My 150 Euro revenue, which has some real value in printed parts and shipping costs etc. against it, has of course not been paid to me.

Etsy has probably also not refunded the buyers, so they have kept the money of both parties, which looks like a good deal to me, at least from their perspective.

Anybody out here with some connections who can help? Anybody out here who has made the same experiences and can advise on what to do next?

Thanks!

edit: What I wanted to say when making that comment about the dragons: I'm baffled that downloading a file from Thingiverse and printing and selling that hundred times is no problem at all, but creative and new designs get the ban hammer. If you want to sell articulated dragons, you're probably fine, but beware of anything else.

edit2: The part in question is a little addition to the normal window locks. You can slide the part over the window lock handle and it will anchor itself between handle and window frame due to its geometry. My friend asked for this, so his children would not be able to open the windows and fall out.

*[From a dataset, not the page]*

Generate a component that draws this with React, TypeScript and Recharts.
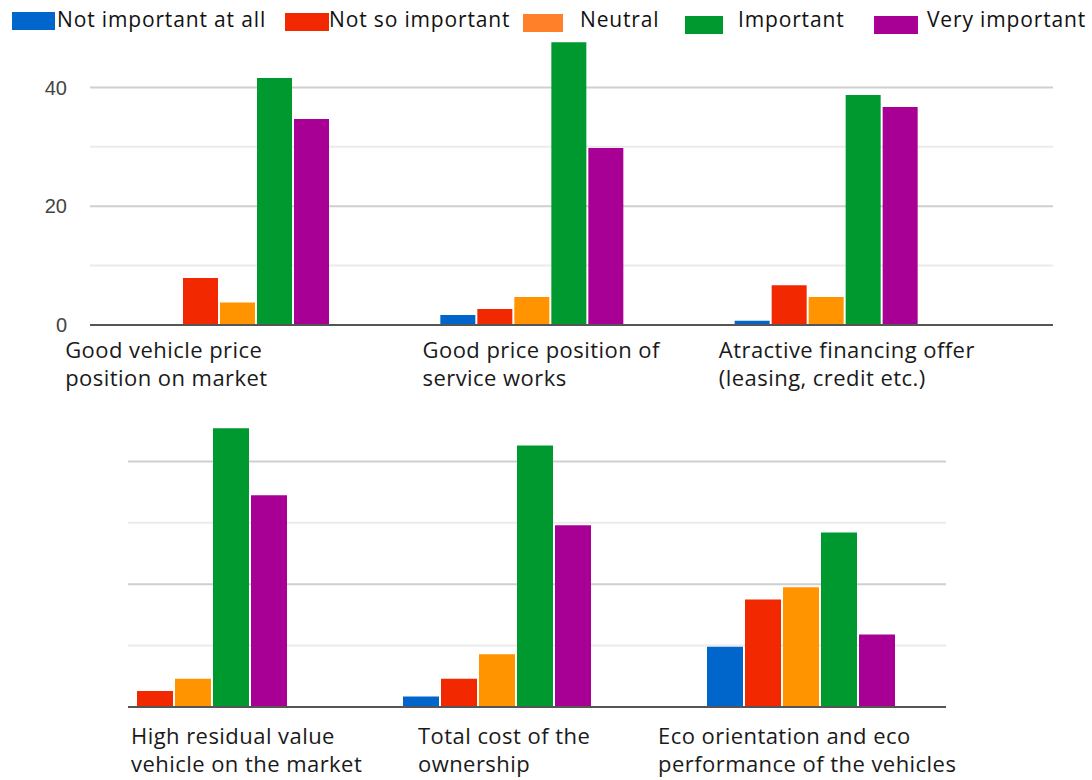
import React from "react";
import { BarChart, Bar, XAxis, YAxis, CartesianGrid, Legend } from "recharts";

const seriesNames = ["Not important at all", "Not so important", "Neutral", "Important", "Very important"];
const seriesKeys = ["notImportant", "notSo", "neutral", "important", "very"];
const barColors = ["#0066CC", "#F22900", "#FF9300", "#009930", "#A80094"];
const legendColors = ["#0066CC", "#F22900", "#FF8028", "#009930", "#A80094"];

const topCategories = [
  "Good vehicle price\nposition on market",
  "Good price position of\nservice works",
  "Atractive financing offer\n(leasing, credit etc.)",
];
const notImportantTop = [0, 1.7, 0.7];
const notSoTop = [7.9, 2.7, 6.7];
const neutralTop = [3.8, 4.7, 4.7];
const importantTop = [41.6, 47.6, 38.7];
const veryTop = [34.7, 29.8, 36.7];

const bottomCategories = [
  "High residual value\nvehicle on the market",
  "Total cost of the\nownership",
  "Eco orientation and eco\nperformance of the vehicles",
];
const notImportantBottom = [0, 1.7, 9.8];
const notSoBottom = [2.6, 4.6, 17.5];
const neutralBottom = [4.6, 8.6, 19.5];
const importantBottom = [45.4, 42.6, 28.4];
const veryBottom = [34.5, 29.6, 11.8];

const yDomain = [0, 50];
const yTickValues = [0, 20, 40];
const majorGrid = [20, 40];
const minorGrid = [10, 30];

function buildRows(cats: string[], cols: number[][]) {
  return cats.map((c, i) => {
    const row: any = { category: c };
    seriesKeys.forEach((k, j) => {
      row[k] = cols[j][i];
    });
    return row;
  });
}

const topData = buildRows(topCategories, [notImportantTop, notSoTop, neutralTop, importantTop, veryTop]);
const bottomData = buildRows(bottomCategories, [
  notImportantBottom,
  notSoBottom,
  neutralBottom,
  importantBottom,
  veryBottom,
]);

const labelFont = "'Open Sans', 'Noto Sans', sans-serif";

function makeTick(dxs: number[], dy1: number, lineGap: number) {
  return (props: any) => {
    const { x, y, payload, index } = props;
    const lines = String(payload.value).split("\n");
    return (
      <text
        x={x + dxs[index]}
        y={y + dy1}
        textAnchor="start"
        fill="#1a1a1a"
        fontSize={22}
        letterSpacing={0.45}
        fontFamily={labelFont}
      >
        {lines.map((l, i) => (
          <tspan key={i} x={x + dxs[index]} dy={i === 0 ? 0 : lineGap}>
            {l}
          </tspan>
        ))}
      </text>
    );
  };
}

const legendSquareLeft = [12, 285, 523, 685, 874];
const legendSquareWidth = [43, 44, 40, 38, 44];
const legendSquareTop = [12, 13, 14, 16, 16];
const legendTextLeft = [57, 329, 580, 738, 927];

function LegendContent() {
  return (
    <div style={{ position: "relative", width: 1092, height: 40 }}>
      {seriesNames.map((n, i) => (
        <React.Fragment key={n}>
          <div
            style={{
              position: "absolute",
              left: legendSquareLeft[i],
              top: legendSquareTop[i],
              width: legendSquareWidth[i],
              height: 18,
              background: legendColors[i],
            }}
          />
          <div
            style={{
              position: "absolute",
              left: legendTextLeft[i],
              top: 5,
              fontSize: 21,
              letterSpacing: 0.85,
              lineHeight: "28px",
              fontFamily: labelFont,
              color: "#111",
              whiteSpace: "nowrap",
            }}
          >
            {n}
          </div>
        </React.Fragment>
      ))}
    </div>
  );
}

export default function App() {
  return (
    <div
      style={{
        position: "absolute",
        left: 0,
        top: 0,
        width: 1092,
        height: 780,
        background: "#fff",
        overflow: "hidden",
      }}
    >
      <div style={{ position: "absolute", left: 0, top: 0 }}>
        <BarChart
          width={1092}
          height={400}
          data={topData}
          margin={{ top: 28, right: 39, bottom: 0, left: 0 }}
          barCategoryGap={56}
          barGap={2}
        >
          <CartesianGrid horizontalValues={minorGrid} vertical={false} stroke="#ebebeb" strokeWidth={2} />
          <CartesianGrid horizontalValues={majorGrid} vertical={false} stroke="#cfcfcf" strokeWidth={2} />
          <XAxis
            dataKey="category"
            height={75}
            padding={{ left: 0, right: 80 }}
            tickLine={false}
            tickSize={0}
            tickMargin={0}
            axisLine={{ stroke: "#555", strokeWidth: 2 }}
            tick={makeTick([-172, -109, -107], 33, 28)}
            interval={0}
          />
          <YAxis
            width={90}
            domain={yDomain}
            ticks={yTickValues}
            axisLine={false}
            tickLine={false}
            tickSize={0}
            tickMargin={23}
            tick={{ fill: "#444", fontSize: 20, fontFamily: "'Liberation Sans', Arial, sans-serif" }}
          />
          <Legend
            layout="horizontal"
            verticalAlign="middle"
            align="center"
            wrapperStyle={{ top: 0, left: 0, width: 1092 }}
            content={<LegendContent />}
          />
          {seriesKeys.map((k, i) => (
            <Bar key={k} dataKey={k} name={seriesNames[i]} fill={barColors[i]} isAnimationActive={false} />
          ))}
        </BarChart>
      </div>
      <div style={{ position: "absolute", left: 0, top: 390 }}>
        <BarChart
          width={1092}
          height={390}
          data={bottomData}
          margin={{ top: 10, right: 146, bottom: 0, left: 128 }}
          barCategoryGap={57}
          barGap={2}
        >
          <CartesianGrid horizontalValues={minorGrid} vertical={false} stroke="#ebebeb" strokeWidth={2} />
          <CartesianGrid horizontalValues={majorGrid} vertical={false} stroke="#cfcfcf" strokeWidth={2} />
          <XAxis
            dataKey="category"
            height={73}
            padding={{ left: -86, right: -8 }}
            tickLine={false}
            tickSize={0}
            tickMargin={0}
            axisLine={{ stroke: "#555", strokeWidth: 2 }}
            tick={makeTick([-63, -80, -144], 37, 28)}
            interval={0}
          />
          <YAxis hide domain={yDomain} ticks={yTickValues} />
          {seriesKeys.map((k, i) => (
            <Bar key={k} dataKey={k} name={seriesNames[i]} fill={barColors[i]} isAnimationActive={false} />
          ))}
        </BarChart>
      </div>
    </div>
  );
}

Here's what you do in all of these situations with big companies where you get mysteriously banned and can't get any recourse from customer service: find a mailing address for their legal department and send them a letter return receipt requested (or whatever the equivalent is for where you are in which you get a receipt from the postal service confirming that the letter was delivered).

In this letter, you politely but directly lay out the facts, indicate that you are not in violation of their terms of service or any other legal document, and tell them that you would like the money you are owed, as well as to have your account reinstated. Inform them (again, politely but clearly) that if you they do not at a minimum send you the money you are owed, that you will pursue appropriate legal action. You don't need to specify what legal action - just appropriate legal action.

Since it's 150 Euros, unless you've really done something wrong that would lead them to get in trouble if they pay it out, they'll almost certainly just pay it out.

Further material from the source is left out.